E lo stesso discorso vale per le telefonate, per la fruizione di contenuti multimediali o per l’utilizzo dei social, che ci procurano benessere o valore e della cui gratuità ci accorgiamo solo quando vengono fuori scandali tipo Cambridge Analytica. È un fatto incontestabile che persino una persona non particolarmente benestante, oggi, goda di un accesso a possibilità (videochiamate intercontinentali gratuite, accesso a cataloghi di libri, musica e altri contenuti pressoché illimitati, sistemi satellitari di rilevazione della posizione geografica real-time, etc.) che erano off limits, solo 50 anni fa, anche per i più facoltosi abitanti del pianeta. Ora, una parte sempre più ampia della nostra vita viene vissuta online: su Google, sui marketplaces per acquistare beni, sulle app di messaggistica e di condivisione di foto. E sugli altri social. Ma come si può stimare l’aumento di qualità della vita delle persone se quei beni hanno prezzo zero? Qualcuno prova a calcolare il valore dei beni e servizi digitali attraverso la moneta corrente che serve per avere accesso ad essi: il tempo. Quanto tempo dedico ai vari servizi e come posso esprimere questo tempo in forma di denaro?

Del resto, è stato lo stesso AD di Netflix a dire: “Il nostro unico competitor è il sonno”.

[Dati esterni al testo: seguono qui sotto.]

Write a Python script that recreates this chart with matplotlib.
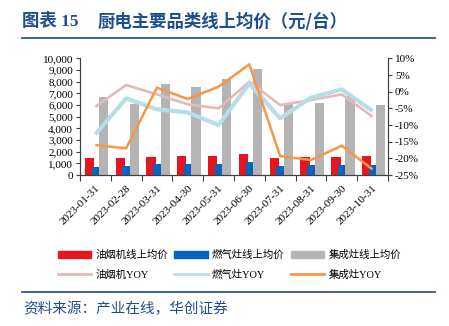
import numpy as np
import matplotlib.pyplot as plt
from matplotlib.lines import Line2D
from matplotlib.patches import Patch

dates = ['2023-01-31', '2023-02-28', '2023-03-31', '2023-04-30', '2023-05-31',
         '2023-06-30', '2023-07-31', '2023-08-31', '2023-09-30', '2023-10-31']
# 线上均价 (元/台)
hood_price = [1500, 1430, 1570, 1630, 1630, 1830, 1460, 1540, 1570, 1600]
stove_price = [710, 740, 910, 940, 910, 1110, 800, 860, 860, 890]
integ_price = [6700, 6100, 7800, 7550, 8200, 9100, 6150, 6200, 6800, 6030]
# YOY (%)
hood_yoy = [-4.5, 2.0, -0.8, -3.8, -5.0, 3.0, -4.0, -2.5, -0.8, -7.5]
stove_yoy = [-12.8, -2.0, -5.3, -6.2, -10.0, 2.5, -8.0, -1.8, 0.7, -5.8]
integ_yoy = [-16.0, -17.0, 1.2, -2.2, 1.5, 8.2, -19.3, -20.5, -16.2, -23.3]

c_red, c_blue, c_grey = '#E8141E', '#0563C1', '#B4B4B4'
c_pink, c_lblue, c_orange = '#E6B9B8', '#B7DEE8', '#F79646'
navy = '#1F4E8C'

fonts = ['Liberation Serif', 'Noto Sans CJK SC']
plt.rcParams['font.family'] = fonts

fig = plt.figure(figsize=(4.49, 3.26), dpi=100)
ax = fig.add_axes([0.178, 0.463, 0.686, 0.358])
ax2 = ax.twinx()

x = np.arange(len(dates))
ax.bar(x - 0.19, hood_price, 0.30, color=c_red, zorder=2)
ax.bar(x + 0.27, integ_price, 0.30, color=c_grey, zorder=2)
ax.bar(x, stove_price, 0.24, color=c_blue, zorder=3)

ax2.plot(x, hood_yoy, color=c_pink, lw=1.9, solid_capstyle='butt')
ax2.plot(x, stove_yoy, color=c_lblue, lw=3.0, solid_capstyle='butt')
ax2.plot(x, integ_yoy, color=c_orange, lw=1.8, solid_capstyle='butt')

ax.set_xlim(-0.5, len(dates) - 0.5)
ax.set_ylim(0, 10000)
ax.set_yticks(range(0, 10001, 1000))
ax.set_yticklabels([f'{v:,}' for v in range(0, 10001, 1000)], fontsize=8)
ax2.set_ylim(-25, 10)
ax2.set_yticks(range(-25, 11, 5))
ax2.set_yticklabels([f'{v}%' for v in range(-25, 11, 5)], fontsize=8)

ax.set_xticks(np.arange(len(dates) + 1) - 0.5)
ax.set_xticklabels([])
ax.set_xticks(x, minor=True)
ax.set_xticklabels(dates, minor=True, rotation=45, ha='right',
                   rotation_mode='anchor', fontsize=8)
ax.tick_params(axis='x', which='minor', length=0, pad=6)
ax.tick_params(axis='x', which='major', length=4, width=0.8, color='#404040')
ax.tick_params(axis='y', length=3, width=0.8, color='#404040', pad=2)
ax2.tick_params(axis='y', length=3, width=0.8, color='#404040', pad=2)

for a in (ax, ax2):
    a.spines['top'].set_visible(False)
    for s in ('left', 'right', 'bottom'):
        a.spines[s].set_color('#404040')
        a.spines[s].set_linewidth(0.8)

handles = [Patch(color=c_red), Line2D([], [], color=c_pink, lw=2),
           Patch(color=c_blue), Line2D([], [], color=c_lblue, lw=2),
           Patch(color=c_grey), Line2D([], [], color=c_orange, lw=2)]
labels = ['油烟机线上均价', '油烟机YOY', '燃气灶线上均价', '燃气灶YOY',
          '集成灶线上均价', '集成灶YOY']
fig.legend(handles, labels, ncol=3, loc='upper left', bbox_to_anchor=(0.12, 0.246),
           frameon=False, fontsize=7.5, handlelength=3.2, handleheight=0.6,
           handletextpad=0.4, columnspacing=0.6, labelspacing=0.9, borderaxespad=0)

# 标题与分隔线
fig.text(22 / 449, 1 - 22 / 326, '图表 15', fontsize=12.5, fontweight='bold',
         color=navy, va='center', ha='left')
fig.text(98 / 449, 1 - 22 / 326, '厨电主要品类线上均价（元/台）', fontsize=12.5,
         fontweight='bold', color=navy, va='center', ha='left',
         family=['Noto Sans CJK SC', 'DejaVu Sans'])
fig.add_artist(Line2D([22 / 449, 435 / 449], [1 - 38.3 / 326] * 2, color='#2F5597', lw=1.3))
fig.add_artist(Line2D([22 / 449, 435 / 449], [1 - 291.7 / 326] * 2, color='#2F5597', lw=1.3))
fig.text(23 / 449, 1 - 309 / 326, '资料来源：产业在线，华创证券', fontsize=10.5,
         style='italic', color=navy, va='center', ha='left',
         family=['Noto Sans CJK SC', 'DejaVu Sans'])

fig.savefig('out.png', dpi=100)
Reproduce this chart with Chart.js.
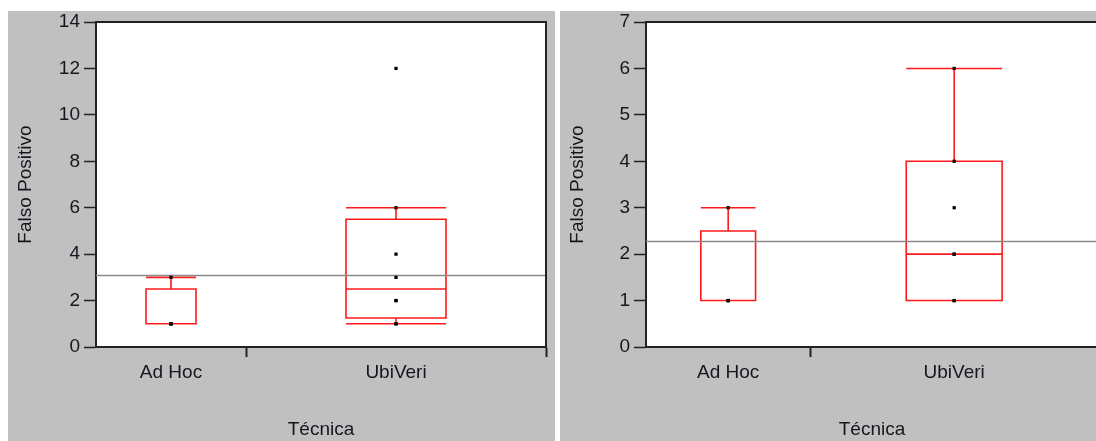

Un lavoro empirico molto interessante, e pubblicato come working paper recentemente, propone invece una metodologia diversa: i massive online choice experiments. Si tratta di esperimenti fatti con un gran numero di persone, che sfruttano la cornucopia di dati disponibili nel mondo digitale, per provare a stimare quel surplus del consumatore di cui parlavamo prima. E come? Be’, si prendono un bel po’ di persone, appunto, e si fa un esperimento: gli si chiede quanto denaro vorrebbero ricevere per rinunciare a un mese di Facebook e gli si dice che 1 su 200 tra essi, una volta registrata la risposta, verrà estratto e riceverà appunto il denaro richiesto, a patto che poi stia davvero un mese senza Facebook. In questo modo, si riesce ad elicitare (a far emergere) le spesso fumosissime preferenze del consumatore. E si riesce a disegnare una curva di domanda che, alla fin fine, consente di stimare il valore del bene in questione. Il valore mediano che esce dalle migliaia di osservazioni raccolte è abbastanza interessante: 37,76$. Questo significa che per il 50% dei soggetti dell’esperimento, che ha coinvolto quasi 3 mila persone, Facebook ha un valore mensile di circa 40 dollari. La ricerca presenta anche un altro test che usa dati delle Google Consumer Surveys e che, con una logica simile a quella descritta prima, arriva a produrre una sorta di classifica del valore annuale dei principali beni digitali: in cima ci sono i motori di ricerca (valutati 17,5 mila dollari), seguiti dalle mail (8 mila dollari) e dall’uso di mappe digitali (3,6 mila dollari). Youtube e altre piattaforme escono da questa stima con un valore di circa 120-240 $ all’anno. La variabilità delle stime è tale e il range dei risultati così ampio che, dai diversi numeri, è difficile poter evincere una statistica univoca affidabile. Ma la crescente disponibilità dei dati è senz’altro un incoraggiamento a servirsi di metodologie simili per modificare la contabilità nazionale (l’obiettivo ultimo è produrre una metrica che possa essere utilizzata a livello generale) e includere finalmente il valore dei beni e servizi digitali nella nostra misurazione del benessere. Così che il PIL possa godersi, dopo cent’anni di onorato servizio, il suo meritato riposo. Ovviamente, con misura.